Rise of the Prosumer
In this scenario, utilities will no longer be at the centre of the relationship between the producer, the consumer and the regulator of electricity. In practice, these energy “prosumers” will work with an aggregator — an intermediary that brings together the generation, storage assets and capabilities for many prosumers — to store and sell energy to others.
This growing number of prosumers could have political implications in the coming years. Utilities may experience a drop in traditional commodity sale revenue, as less of the energy they produce is consumed by prosumers. The normal consumer, without access to generation facilities of their own, could find their utility bills intensifying considerably in order to meet the utilities’ operating costs and national subsidies.
Undeniably, this could lead to new regulations, as well as to the renationalisation of the electricity distribution infrastructure in certain regions, in order to drive the investment required to upgrade networks.
How Should Utilities Respond?
In these changing circumstances, utilities should respond with a new operating model: one that effectively integrates and orchestrates the contribution of prosumer-owned distributed energy sources into new energy markets.
In terms of energy technology, utilities need to recognise the operational benefits of energy storage to improve network performance and reliability, to buffer renewable intermittency and to enable prosumer market arbitration.

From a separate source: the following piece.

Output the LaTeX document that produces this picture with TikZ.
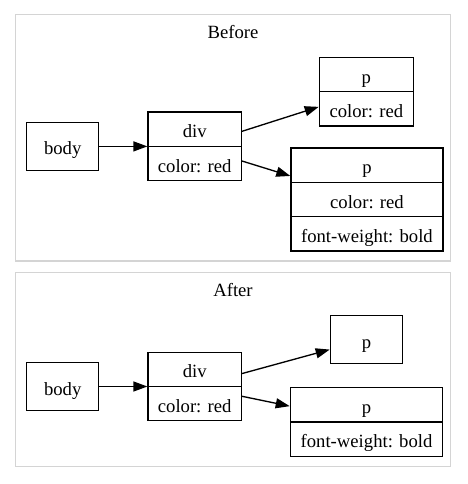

Over the years, a moderate number of large power producers and buyers have participated in wholesale power markets. While it’s unlikely that a single household will participate directly in the established centralised power markets, they may do so indirectly through a third party or aggregator. This aggregator could be a utility, or a new entrant.
In the longer term, this process could be managed and optimised by AI. Certain regions are also already utilising blockchain technology to create and operate new local energy trading markets, on top of existing physical networks. For example, Brooklyn Microgrid is developing a community-powered microgrid where participants can engage in a sustainable energy network and choose their preferred energy sources, locally. And in the Netherlands, Powerpeers, launched by Vattenfall, is a marketplace where customers can decide who they receive their energy from, and who they supply with their self-generated energy.
This disruption is currently in its early stages, but the impact on the existing traditional and centralised electricity markets could be significant in the coming years.